Problem | Please write the listing below out again exactly, leaving every picture behind.

Data extract |
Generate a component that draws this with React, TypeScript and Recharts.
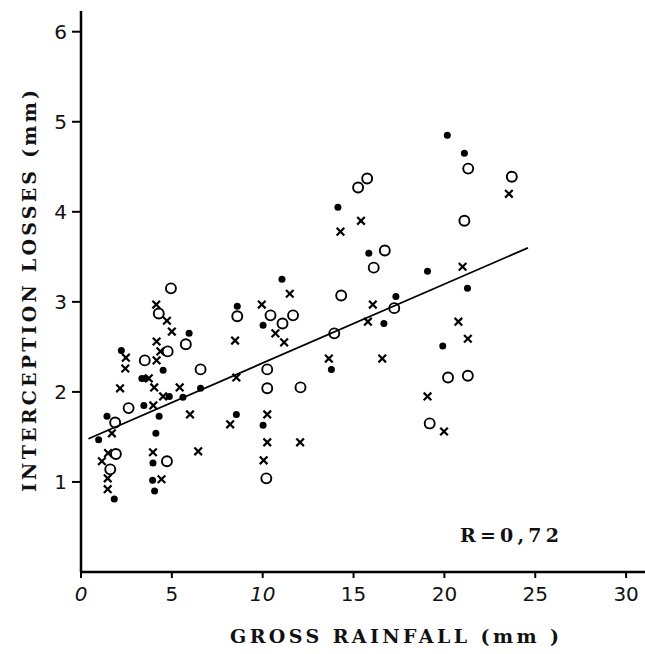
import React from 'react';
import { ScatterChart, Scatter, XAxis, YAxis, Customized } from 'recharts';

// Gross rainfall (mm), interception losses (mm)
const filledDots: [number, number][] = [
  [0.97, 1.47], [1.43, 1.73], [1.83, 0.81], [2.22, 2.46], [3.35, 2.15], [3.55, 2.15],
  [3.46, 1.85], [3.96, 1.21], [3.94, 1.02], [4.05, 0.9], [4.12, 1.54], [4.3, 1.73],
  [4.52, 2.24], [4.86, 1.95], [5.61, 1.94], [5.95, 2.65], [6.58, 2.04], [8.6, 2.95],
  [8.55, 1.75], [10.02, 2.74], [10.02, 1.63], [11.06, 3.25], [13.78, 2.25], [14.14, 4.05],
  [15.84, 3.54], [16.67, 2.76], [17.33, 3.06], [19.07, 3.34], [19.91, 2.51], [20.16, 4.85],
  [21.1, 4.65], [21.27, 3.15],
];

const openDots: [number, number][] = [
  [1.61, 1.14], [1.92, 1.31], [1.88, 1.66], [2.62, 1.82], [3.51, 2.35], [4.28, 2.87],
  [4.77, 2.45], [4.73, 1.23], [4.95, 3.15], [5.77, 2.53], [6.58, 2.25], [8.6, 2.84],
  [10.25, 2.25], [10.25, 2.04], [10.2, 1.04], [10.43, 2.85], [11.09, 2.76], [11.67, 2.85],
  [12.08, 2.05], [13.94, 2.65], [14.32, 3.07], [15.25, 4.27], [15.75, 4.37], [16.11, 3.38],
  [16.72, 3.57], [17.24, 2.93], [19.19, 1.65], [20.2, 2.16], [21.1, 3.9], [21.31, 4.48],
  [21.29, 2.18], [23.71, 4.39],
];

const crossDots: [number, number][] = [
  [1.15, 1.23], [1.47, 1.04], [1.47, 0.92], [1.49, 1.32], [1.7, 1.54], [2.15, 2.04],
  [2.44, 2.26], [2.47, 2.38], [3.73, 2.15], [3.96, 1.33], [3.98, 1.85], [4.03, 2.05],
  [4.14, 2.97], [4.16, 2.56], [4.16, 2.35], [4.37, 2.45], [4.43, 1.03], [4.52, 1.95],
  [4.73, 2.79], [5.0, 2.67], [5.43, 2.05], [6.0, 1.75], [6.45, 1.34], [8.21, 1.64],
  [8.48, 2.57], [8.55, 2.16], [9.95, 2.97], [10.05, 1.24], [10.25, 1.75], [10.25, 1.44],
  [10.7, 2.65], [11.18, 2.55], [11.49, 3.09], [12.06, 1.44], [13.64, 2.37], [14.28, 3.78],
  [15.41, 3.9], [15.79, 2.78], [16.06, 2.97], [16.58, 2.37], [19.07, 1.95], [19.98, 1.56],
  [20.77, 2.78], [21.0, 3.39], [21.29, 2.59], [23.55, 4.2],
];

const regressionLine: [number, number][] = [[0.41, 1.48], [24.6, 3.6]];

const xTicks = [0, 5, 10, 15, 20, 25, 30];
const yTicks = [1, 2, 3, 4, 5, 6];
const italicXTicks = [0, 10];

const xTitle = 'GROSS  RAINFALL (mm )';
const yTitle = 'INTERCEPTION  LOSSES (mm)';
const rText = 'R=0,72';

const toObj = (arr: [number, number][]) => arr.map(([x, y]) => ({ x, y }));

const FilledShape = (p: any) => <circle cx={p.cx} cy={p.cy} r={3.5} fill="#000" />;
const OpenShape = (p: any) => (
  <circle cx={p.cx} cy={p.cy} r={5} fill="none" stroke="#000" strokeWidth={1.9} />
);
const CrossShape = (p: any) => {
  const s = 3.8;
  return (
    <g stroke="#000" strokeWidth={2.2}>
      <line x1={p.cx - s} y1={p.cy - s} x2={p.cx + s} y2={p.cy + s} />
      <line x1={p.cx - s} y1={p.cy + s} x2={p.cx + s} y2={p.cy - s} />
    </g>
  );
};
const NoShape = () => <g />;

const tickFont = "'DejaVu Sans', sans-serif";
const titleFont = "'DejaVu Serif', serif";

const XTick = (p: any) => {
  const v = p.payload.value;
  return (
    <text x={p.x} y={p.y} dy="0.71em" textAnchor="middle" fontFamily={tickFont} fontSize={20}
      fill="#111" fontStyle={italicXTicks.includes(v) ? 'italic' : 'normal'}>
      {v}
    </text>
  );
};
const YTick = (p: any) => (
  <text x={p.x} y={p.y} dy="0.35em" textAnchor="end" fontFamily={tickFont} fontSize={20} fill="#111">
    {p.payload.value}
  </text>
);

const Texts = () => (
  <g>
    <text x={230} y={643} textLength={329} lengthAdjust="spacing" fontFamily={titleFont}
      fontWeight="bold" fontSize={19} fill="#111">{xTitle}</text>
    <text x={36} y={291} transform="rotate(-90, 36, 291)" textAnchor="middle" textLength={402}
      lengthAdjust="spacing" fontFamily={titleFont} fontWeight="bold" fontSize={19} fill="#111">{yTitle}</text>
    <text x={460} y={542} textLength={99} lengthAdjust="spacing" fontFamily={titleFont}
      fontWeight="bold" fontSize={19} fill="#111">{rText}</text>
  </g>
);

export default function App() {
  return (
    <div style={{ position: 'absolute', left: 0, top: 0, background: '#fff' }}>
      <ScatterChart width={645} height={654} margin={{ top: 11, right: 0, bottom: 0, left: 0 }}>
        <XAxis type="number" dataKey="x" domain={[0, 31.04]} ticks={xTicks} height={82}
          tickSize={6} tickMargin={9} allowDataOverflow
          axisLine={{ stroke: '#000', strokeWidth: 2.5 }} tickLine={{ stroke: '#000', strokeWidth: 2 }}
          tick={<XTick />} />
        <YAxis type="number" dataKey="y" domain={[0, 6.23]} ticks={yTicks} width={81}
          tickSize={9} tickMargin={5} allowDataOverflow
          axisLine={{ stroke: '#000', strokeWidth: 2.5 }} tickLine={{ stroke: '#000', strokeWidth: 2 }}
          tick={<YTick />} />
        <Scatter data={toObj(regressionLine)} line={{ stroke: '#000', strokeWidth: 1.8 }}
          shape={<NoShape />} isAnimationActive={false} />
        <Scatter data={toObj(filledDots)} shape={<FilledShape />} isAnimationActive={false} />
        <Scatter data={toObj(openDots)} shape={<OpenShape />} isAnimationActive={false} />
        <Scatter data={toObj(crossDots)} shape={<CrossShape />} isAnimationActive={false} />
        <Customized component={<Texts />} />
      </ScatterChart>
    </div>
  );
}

Correct answer |
Generate a component that draws this with React, TypeScript and Recharts.
import React from 'react';
import { ScatterChart, Scatter, XAxis, YAxis, Customized } from 'recharts';

// Gross rainfall (mm), interception losses (mm)
const filledDots: [number, number][] = [
  [0.97, 1.47], [1.43, 1.73], [1.83, 0.81], [2.22, 2.46], [3.35, 2.15], [3.55, 2.15],
  [3.46, 1.85], [3.96, 1.21], [3.94, 1.02], [4.05, 0.9], [4.12, 1.54], [4.3, 1.73],
  [4.52, 2.24], [4.86, 1.95], [5.61, 1.94], [5.95, 2.65], [6.58, 2.04], [8.6, 2.95],
  [8.55, 1.75], [10.02, 2.74], [10.02, 1.63], [11.06, 3.25], [13.78, 2.25], [14.14, 4.05],
  [15.84, 3.54], [16.67, 2.76], [17.33, 3.06], [19.07, 3.34], [19.91, 2.51], [20.16, 4.85],
  [21.1, 4.65], [21.27, 3.15],
];

const openDots: [number, number][] = [
  [1.61, 1.14], [1.92, 1.31], [1.88, 1.66], [2.62, 1.82], [3.51, 2.35], [4.28, 2.87],
  [4.77, 2.45], [4.73, 1.23], [4.95, 3.15], [5.77, 2.53], [6.58, 2.25], [8.6, 2.84],
  [10.25, 2.25], [10.25, 2.04], [10.2, 1.04], [10.43, 2.85], [11.09, 2.76], [11.67, 2.85],
  [12.08, 2.05], [13.94, 2.65], [14.32, 3.07], [15.25, 4.27], [15.75, 4.37], [16.11, 3.38],
  [16.72, 3.57], [17.24, 2.93], [19.19, 1.65], [20.2, 2.16], [21.1, 3.9], [21.31, 4.48],
  [21.29, 2.18], [23.71, 4.39],
];

const crossDots: [number, number][] = [
  [1.15, 1.23], [1.47, 1.04], [1.47, 0.92], [1.49, 1.32], [1.7, 1.54], [2.15, 2.04],
  [2.44, 2.26], [2.47, 2.38], [3.73, 2.15], [3.96, 1.33], [3.98, 1.85], [4.03, 2.05],
  [4.14, 2.97], [4.16, 2.56], [4.16, 2.35], [4.37, 2.45], [4.43, 1.03], [4.52, 1.95],
  [4.73, 2.79], [5.0, 2.67], [5.43, 2.05], [6.0, 1.75], [6.45, 1.34], [8.21, 1.64],
  [8.48, 2.57], [8.55, 2.16], [9.95, 2.97], [10.05, 1.24], [10.25, 1.75], [10.25, 1.44],
  [10.7, 2.65], [11.18, 2.55], [11.49, 3.09], [12.06, 1.44], [13.64, 2.37], [14.28, 3.78],
  [15.41, 3.9], [15.79, 2.78], [16.06, 2.97], [16.58, 2.37], [19.07, 1.95], [19.98, 1.56],
  [20.77, 2.78], [21.0, 3.39], [21.29, 2.59], [23.55, 4.2],
];

const regressionLine: [number, number][] = [[0.41, 1.48], [24.6, 3.6]];

const xTicks = [0, 5, 10, 15, 20, 25, 30];
const yTicks = [1, 2, 3, 4, 5, 6];
const italicXTicks = [0, 10];

const xTitle = 'GROSS  RAINFALL (mm )';
const yTitle = 'INTERCEPTION  LOSSES (mm)';
const rText = 'R=0,72';

const toObj = (arr: [number, number][]) => arr.map(([x, y]) => ({ x, y }));

const FilledShape = (p: any) => <circle cx={p.cx} cy={p.cy} r={3.5} fill="#000" />;
const OpenShape = (p: any) => (
  <circle cx={p.cx} cy={p.cy} r={5} fill="none" stroke="#000" strokeWidth={1.9} />
);
const CrossShape = (p: any) => {
  const s = 3.8;
  return (
    <g stroke="#000" strokeWidth={2.2}>
      <line x1={p.cx - s} y1={p.cy - s} x2={p.cx + s} y2={p.cy + s} />
      <line x1={p.cx - s} y1={p.cy + s} x2={p.cx + s} y2={p.cy - s} />
    </g>
  );
};
const NoShape = () => <g />;

const tickFont = "'DejaVu Sans', sans-serif";
const titleFont = "'DejaVu Serif', serif";

const XTick = (p: any) => {
  const v = p.payload.value;
  return (
    <text x={p.x} y={p.y} dy="0.71em" textAnchor="middle" fontFamily={tickFont} fontSize={20}
      fill="#111" fontStyle={italicXTicks.includes(v) ? 'italic' : 'normal'}>
      {v}
    </text>
  );
};
const YTick = (p: any) => (
  <text x={p.x} y={p.y} dy="0.35em" textAnchor="end" fontFamily={tickFont} fontSize={20} fill="#111">
    {p.payload.value}
  </text>
);

const Texts = () => (
  <g>
    <text x={230} y={643} textLength={329} lengthAdjust="spacing" fontFamily={titleFont}
      fontWeight="bold" fontSize={19} fill="#111">{xTitle}</text>
    <text x={36} y={291} transform="rotate(-90, 36, 291)" textAnchor="middle" textLength={402}
      lengthAdjust="spacing" fontFamily={titleFont} fontWeight="bold" fontSize={19} fill="#111">{yTitle}</text>
    <text x={460} y={542} textLength={99} lengthAdjust="spacing" fontFamily={titleFont}
      fontWeight="bold" fontSize={19} fill="#111">{rText}</text>
  </g>
);

export default function App() {
  return (
    <div style={{ position: 'absolute', left: 0, top: 0, background: '#fff' }}>
      <ScatterChart width={645} height={654} margin={{ top: 11, right: 0, bottom: 0, left: 0 }}>
        <XAxis type="number" dataKey="x" domain={[0, 31.04]} ticks={xTicks} height={82}
          tickSize={6} tickMargin={9} allowDataOverflow
          axisLine={{ stroke: '#000', strokeWidth: 2.5 }} tickLine={{ stroke: '#000', strokeWidth: 2 }}
          tick={<XTick />} />
        <YAxis type="number" dataKey="y" domain={[0, 6.23]} ticks={yTicks} width={81}
          tickSize={9} tickMargin={5} allowDataOverflow
          axisLine={{ stroke: '#000', strokeWidth: 2.5 }} tickLine={{ stroke: '#000', strokeWidth: 2 }}
          tick={<YTick />} />
        <Scatter data={toObj(regressionLine)} line={{ stroke: '#000', strokeWidth: 1.8 }}
          shape={<NoShape />} isAnimationActive={false} />
        <Scatter data={toObj(filledDots)} shape={<FilledShape />} isAnimationActive={false} />
        <Scatter data={toObj(openDots)} shape={<OpenShape />} isAnimationActive={false} />
        <Scatter data={toObj(crossDots)} shape={<CrossShape />} isAnimationActive={false} />
        <Customized component={<Texts />} />
      </ScatterChart>
    </div>
  );
}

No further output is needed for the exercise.